The ease of use of these applications would also be greatly improved with more automated features. In particular, all of the apps that were analyzed were stand-alone programs not linked to any other data. There are barriers to development of more integrated apps, but it would clearly improve usability enormously if medical information about visits or medications could be auto-populated from patients’ devices, pharmacies and/or the electronic health record.

Despite its strengths, our study has several limitations. There are hundreds of apps available to help manage diabetes,20 depression, and caregiving. While we reviewed a limited number of apps, they were chosen through expert review of a large number of commercially available apps as representative of the very best. Our sample size, while modest, is comparable with similar studies.40 Direct observation is prohibitively time intensive for larger samples and we did reach thematic saturation. Many patients had limited familiarity with tablet computers. However, given the high prevalence of diabetes and depression among low-income populations, apps need to be developed that are appropriate for even those not well versed in tablet use in order to ensure that health disparities do not widen. Our study participants knew they were being recorded, which can affect observed behavior;41 it is possible that we overestimated the usability of apps because of social desirability bias. We asked participants to imagine how these apps might help them manage their chronic conditions, but it is possible their responses to the usability testing would differ in a different context, for example, if their own care team or the health system provided self-management apps to them. We did not evaluate whether apps used a theoretical framework or construct in their design; this would be an important future step. Finally, we did not assess the efficacy of the apps for improving health outcomes. However, we view ability to interact with each app as a prerequisite to efficacy studies.

These results suggest that there are significant usability barriers for diverse populations with chronic conditions. Patients could often not complete basic yet critical tasks, like entering their glucose levels. This underscores the need for these applications to have better usability. Enormous private investment has entered the mobile health application marketplace, in the hopes that mobile technology can improve chronic disease management and reduce health care costs. Our data suggest that these gains will not materialize unless usability improves significantly. Usability is just one prerequisite for widespread use of mobile apps for health; future studies should examine provider data needs and electronic health record information.
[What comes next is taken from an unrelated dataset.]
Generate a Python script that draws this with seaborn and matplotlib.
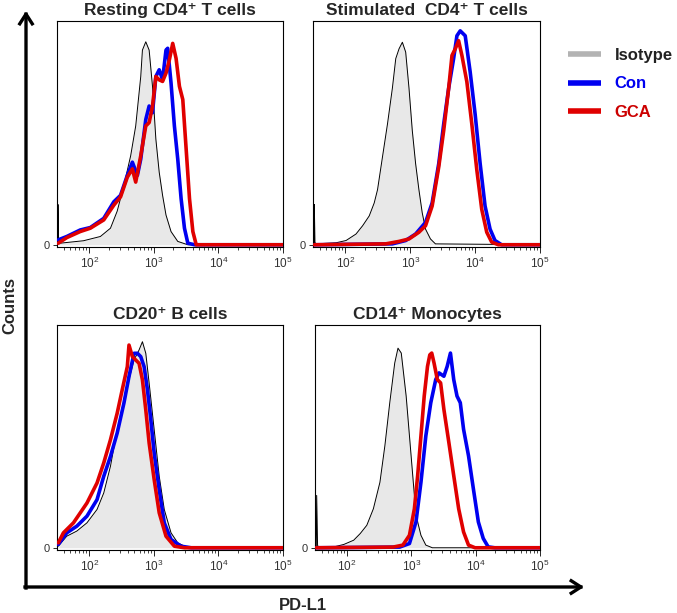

We recommend the following design features to enhance the usability of mobile health apps for diabetes, depression and caregiving: (1) a clear rationale embedded in the design such that participants are reminded of the reason behind each task; (2) use of simple language supplemented by graphics throughout; (3) reducing the number of screens for completion of each task; and (4) reducing manual data entry as much as possible, by integrating with pedometers and glucometers, for example.

Our results demonstrate the unmet need for participatory design, extensive testing, and training with diverse patients.42 Without this type of up-front attention to usability, we would not expect diverse populations to adopt mobile technology. Such formative work should be followed with rigorous evaluation approaches using either randomized trials or quasi-experimental designs that measure a range of implementation outcomes including uptake, use, self-management behaviors, health outcomes, and sustainment.43 If we cannot harness the potential of mobile technology to improve self-management and, ultimately, health, it will be a missed opportunity in efforts to ameliorate health disparities.